### Stored data:

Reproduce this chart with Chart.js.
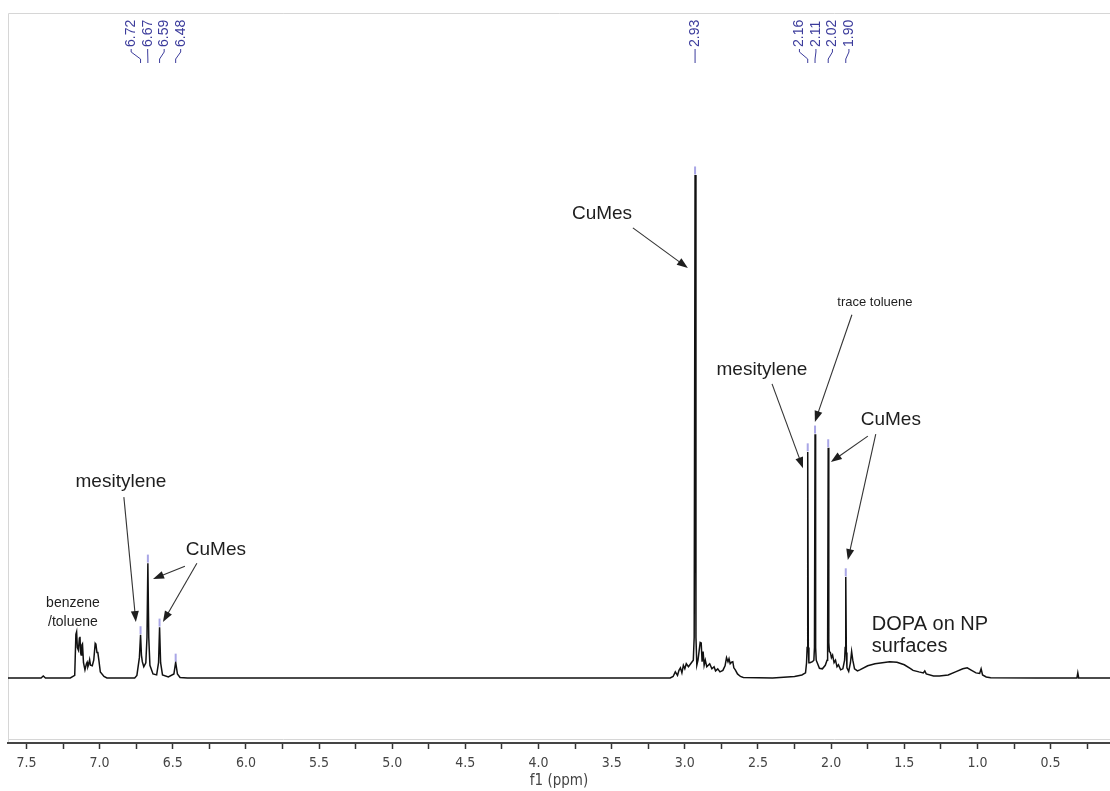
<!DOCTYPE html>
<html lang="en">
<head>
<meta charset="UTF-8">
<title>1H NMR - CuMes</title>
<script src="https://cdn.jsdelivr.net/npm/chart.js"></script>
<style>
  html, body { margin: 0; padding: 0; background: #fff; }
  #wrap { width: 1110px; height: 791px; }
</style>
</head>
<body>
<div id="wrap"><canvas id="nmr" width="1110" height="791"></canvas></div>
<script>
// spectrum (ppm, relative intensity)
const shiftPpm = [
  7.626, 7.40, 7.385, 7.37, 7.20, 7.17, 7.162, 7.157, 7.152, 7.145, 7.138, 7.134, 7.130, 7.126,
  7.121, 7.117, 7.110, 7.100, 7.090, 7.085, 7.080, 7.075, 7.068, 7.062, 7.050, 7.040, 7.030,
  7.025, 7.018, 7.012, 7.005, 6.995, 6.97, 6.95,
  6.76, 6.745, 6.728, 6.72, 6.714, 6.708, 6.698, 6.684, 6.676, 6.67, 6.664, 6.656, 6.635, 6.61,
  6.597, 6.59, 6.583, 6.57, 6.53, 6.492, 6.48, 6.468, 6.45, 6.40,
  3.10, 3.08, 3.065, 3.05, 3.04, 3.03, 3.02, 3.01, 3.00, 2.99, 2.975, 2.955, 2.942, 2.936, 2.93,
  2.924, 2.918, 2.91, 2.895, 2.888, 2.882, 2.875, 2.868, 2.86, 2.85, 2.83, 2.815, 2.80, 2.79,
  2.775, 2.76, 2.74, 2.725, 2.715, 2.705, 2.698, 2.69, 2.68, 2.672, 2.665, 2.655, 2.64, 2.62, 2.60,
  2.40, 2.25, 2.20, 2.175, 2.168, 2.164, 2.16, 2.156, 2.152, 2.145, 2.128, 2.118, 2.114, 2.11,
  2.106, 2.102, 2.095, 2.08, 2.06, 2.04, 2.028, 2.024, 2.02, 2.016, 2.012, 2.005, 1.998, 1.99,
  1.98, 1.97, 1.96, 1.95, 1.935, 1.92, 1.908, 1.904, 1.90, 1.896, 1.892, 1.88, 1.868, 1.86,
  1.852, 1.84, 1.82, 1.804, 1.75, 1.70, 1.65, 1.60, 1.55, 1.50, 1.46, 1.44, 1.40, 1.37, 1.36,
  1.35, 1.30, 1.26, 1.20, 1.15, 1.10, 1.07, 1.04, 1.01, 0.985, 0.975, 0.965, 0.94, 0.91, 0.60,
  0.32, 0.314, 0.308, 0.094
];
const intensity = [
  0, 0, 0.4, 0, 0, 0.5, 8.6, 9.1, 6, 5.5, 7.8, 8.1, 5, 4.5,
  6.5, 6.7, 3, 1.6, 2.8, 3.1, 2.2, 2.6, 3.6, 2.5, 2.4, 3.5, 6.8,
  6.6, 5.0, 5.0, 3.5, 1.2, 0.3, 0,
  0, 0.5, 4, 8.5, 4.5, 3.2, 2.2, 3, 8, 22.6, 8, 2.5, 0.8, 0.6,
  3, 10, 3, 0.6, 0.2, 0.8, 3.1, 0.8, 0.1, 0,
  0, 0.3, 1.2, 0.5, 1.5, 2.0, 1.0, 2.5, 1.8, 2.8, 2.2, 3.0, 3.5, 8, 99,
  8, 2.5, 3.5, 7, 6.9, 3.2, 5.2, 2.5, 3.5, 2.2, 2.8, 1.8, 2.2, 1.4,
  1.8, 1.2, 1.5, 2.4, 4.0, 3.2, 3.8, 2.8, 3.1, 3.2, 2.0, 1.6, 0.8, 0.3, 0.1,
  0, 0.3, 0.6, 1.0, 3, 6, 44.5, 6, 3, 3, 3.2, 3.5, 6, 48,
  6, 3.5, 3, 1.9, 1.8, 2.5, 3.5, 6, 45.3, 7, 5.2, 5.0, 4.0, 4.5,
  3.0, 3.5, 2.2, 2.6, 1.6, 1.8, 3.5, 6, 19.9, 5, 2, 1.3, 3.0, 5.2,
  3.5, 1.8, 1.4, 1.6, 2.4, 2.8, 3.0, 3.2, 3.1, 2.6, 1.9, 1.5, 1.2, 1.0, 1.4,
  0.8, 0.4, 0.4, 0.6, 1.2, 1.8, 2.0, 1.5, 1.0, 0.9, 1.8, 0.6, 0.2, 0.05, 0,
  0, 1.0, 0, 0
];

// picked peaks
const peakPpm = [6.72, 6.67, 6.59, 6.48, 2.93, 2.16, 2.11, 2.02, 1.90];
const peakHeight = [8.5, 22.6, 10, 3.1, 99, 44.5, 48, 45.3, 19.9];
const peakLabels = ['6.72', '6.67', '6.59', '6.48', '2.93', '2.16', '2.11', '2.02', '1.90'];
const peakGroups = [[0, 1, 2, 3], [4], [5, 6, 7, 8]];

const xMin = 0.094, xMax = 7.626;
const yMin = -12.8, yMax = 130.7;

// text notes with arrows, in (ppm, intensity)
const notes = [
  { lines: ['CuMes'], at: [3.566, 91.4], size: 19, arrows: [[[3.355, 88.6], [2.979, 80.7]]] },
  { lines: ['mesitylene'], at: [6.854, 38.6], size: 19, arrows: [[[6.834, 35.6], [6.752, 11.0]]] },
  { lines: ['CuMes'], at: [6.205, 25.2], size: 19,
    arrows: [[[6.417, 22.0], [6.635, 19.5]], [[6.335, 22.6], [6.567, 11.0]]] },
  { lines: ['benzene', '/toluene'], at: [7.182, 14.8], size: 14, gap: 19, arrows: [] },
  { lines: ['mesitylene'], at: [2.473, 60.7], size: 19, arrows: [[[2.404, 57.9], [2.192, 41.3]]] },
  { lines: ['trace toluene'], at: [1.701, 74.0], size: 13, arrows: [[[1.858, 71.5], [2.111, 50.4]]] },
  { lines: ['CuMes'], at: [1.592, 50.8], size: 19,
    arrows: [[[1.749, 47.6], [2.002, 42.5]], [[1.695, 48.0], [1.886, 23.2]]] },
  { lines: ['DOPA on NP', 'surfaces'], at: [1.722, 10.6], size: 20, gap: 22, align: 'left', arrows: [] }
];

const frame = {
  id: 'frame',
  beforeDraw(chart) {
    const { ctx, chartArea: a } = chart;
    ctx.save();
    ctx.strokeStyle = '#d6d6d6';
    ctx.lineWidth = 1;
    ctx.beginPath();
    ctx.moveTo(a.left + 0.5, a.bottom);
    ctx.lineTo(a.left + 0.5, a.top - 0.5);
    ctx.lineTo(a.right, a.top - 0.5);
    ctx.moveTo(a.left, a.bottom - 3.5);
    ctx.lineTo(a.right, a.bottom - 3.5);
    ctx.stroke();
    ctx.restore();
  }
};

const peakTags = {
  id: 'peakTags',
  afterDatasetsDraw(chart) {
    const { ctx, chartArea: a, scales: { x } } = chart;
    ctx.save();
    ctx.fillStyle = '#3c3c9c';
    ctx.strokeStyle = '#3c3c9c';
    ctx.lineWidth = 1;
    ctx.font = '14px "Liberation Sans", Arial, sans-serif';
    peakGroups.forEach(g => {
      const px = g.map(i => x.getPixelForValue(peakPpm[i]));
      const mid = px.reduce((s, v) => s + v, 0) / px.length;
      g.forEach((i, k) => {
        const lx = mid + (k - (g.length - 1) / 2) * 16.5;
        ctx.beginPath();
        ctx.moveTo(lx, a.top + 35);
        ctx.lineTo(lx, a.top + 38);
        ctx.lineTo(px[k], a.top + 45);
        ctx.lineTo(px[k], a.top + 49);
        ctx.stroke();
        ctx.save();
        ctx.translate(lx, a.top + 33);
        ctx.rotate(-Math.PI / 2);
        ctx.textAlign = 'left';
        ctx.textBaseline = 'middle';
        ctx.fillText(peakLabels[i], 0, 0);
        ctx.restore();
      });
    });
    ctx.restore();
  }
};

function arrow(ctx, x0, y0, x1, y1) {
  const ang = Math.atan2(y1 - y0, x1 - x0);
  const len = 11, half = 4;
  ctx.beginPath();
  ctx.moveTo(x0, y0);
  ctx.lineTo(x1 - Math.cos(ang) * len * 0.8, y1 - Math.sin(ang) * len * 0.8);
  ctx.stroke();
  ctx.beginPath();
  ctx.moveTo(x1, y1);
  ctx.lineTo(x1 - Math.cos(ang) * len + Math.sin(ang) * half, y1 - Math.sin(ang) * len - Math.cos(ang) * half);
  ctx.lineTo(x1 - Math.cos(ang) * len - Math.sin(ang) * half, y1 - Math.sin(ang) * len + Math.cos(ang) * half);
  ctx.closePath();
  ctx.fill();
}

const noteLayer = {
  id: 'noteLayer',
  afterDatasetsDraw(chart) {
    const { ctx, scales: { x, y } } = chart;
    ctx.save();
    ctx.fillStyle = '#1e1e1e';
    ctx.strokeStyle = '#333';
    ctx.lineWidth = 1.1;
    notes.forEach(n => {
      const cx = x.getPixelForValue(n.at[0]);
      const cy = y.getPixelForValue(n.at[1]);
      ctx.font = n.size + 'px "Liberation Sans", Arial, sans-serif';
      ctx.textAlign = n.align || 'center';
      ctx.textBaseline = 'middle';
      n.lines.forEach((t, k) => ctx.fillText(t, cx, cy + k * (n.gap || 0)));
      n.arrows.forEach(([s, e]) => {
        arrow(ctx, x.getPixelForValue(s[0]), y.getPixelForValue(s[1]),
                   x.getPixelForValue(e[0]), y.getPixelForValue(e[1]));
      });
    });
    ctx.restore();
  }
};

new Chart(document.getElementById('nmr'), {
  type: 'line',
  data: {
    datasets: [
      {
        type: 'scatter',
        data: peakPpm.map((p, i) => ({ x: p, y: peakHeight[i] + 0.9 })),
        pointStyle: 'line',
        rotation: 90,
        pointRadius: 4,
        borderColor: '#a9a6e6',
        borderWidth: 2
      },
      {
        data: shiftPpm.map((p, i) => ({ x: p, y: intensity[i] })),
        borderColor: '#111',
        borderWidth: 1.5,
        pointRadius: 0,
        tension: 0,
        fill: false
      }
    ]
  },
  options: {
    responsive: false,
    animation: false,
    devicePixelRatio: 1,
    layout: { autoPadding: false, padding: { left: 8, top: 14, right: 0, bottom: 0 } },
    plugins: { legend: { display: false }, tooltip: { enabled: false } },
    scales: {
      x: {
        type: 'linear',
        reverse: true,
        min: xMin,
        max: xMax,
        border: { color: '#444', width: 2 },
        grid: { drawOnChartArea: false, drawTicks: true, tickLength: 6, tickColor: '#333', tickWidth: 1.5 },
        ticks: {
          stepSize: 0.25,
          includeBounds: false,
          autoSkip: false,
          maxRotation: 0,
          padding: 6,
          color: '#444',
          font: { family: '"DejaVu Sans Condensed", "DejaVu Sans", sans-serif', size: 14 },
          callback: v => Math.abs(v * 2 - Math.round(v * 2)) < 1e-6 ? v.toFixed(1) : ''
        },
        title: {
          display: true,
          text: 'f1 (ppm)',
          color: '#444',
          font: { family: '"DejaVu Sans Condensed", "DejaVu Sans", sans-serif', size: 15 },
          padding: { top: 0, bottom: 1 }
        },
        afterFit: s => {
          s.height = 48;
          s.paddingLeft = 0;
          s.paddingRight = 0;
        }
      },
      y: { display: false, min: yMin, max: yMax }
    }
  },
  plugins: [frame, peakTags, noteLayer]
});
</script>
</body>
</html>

...

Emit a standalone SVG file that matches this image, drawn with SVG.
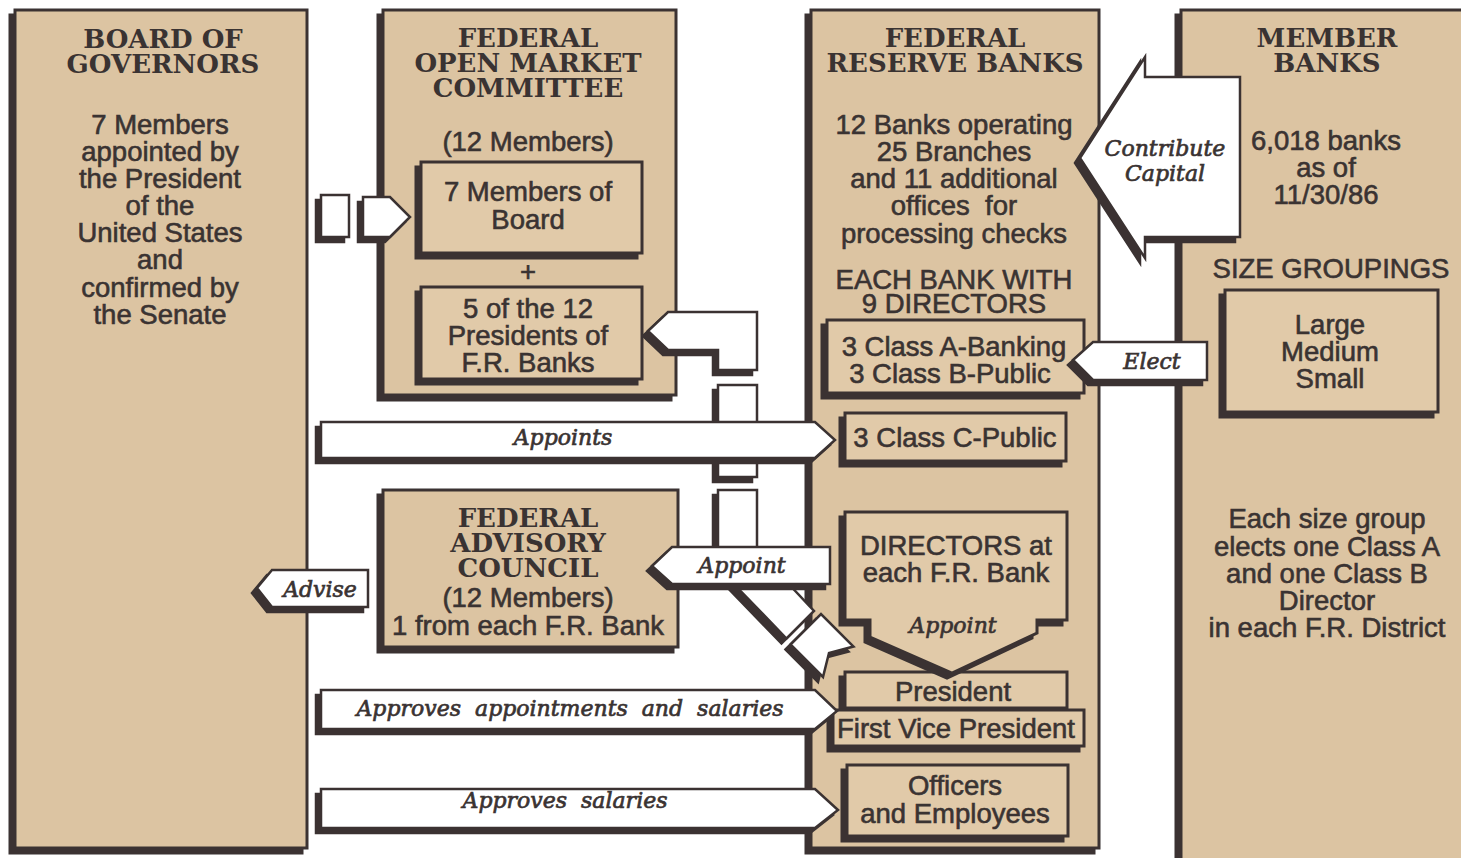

### Task goal:
State, as a bare number, how many lines of the listing hold the word "with".

### Written answer:
3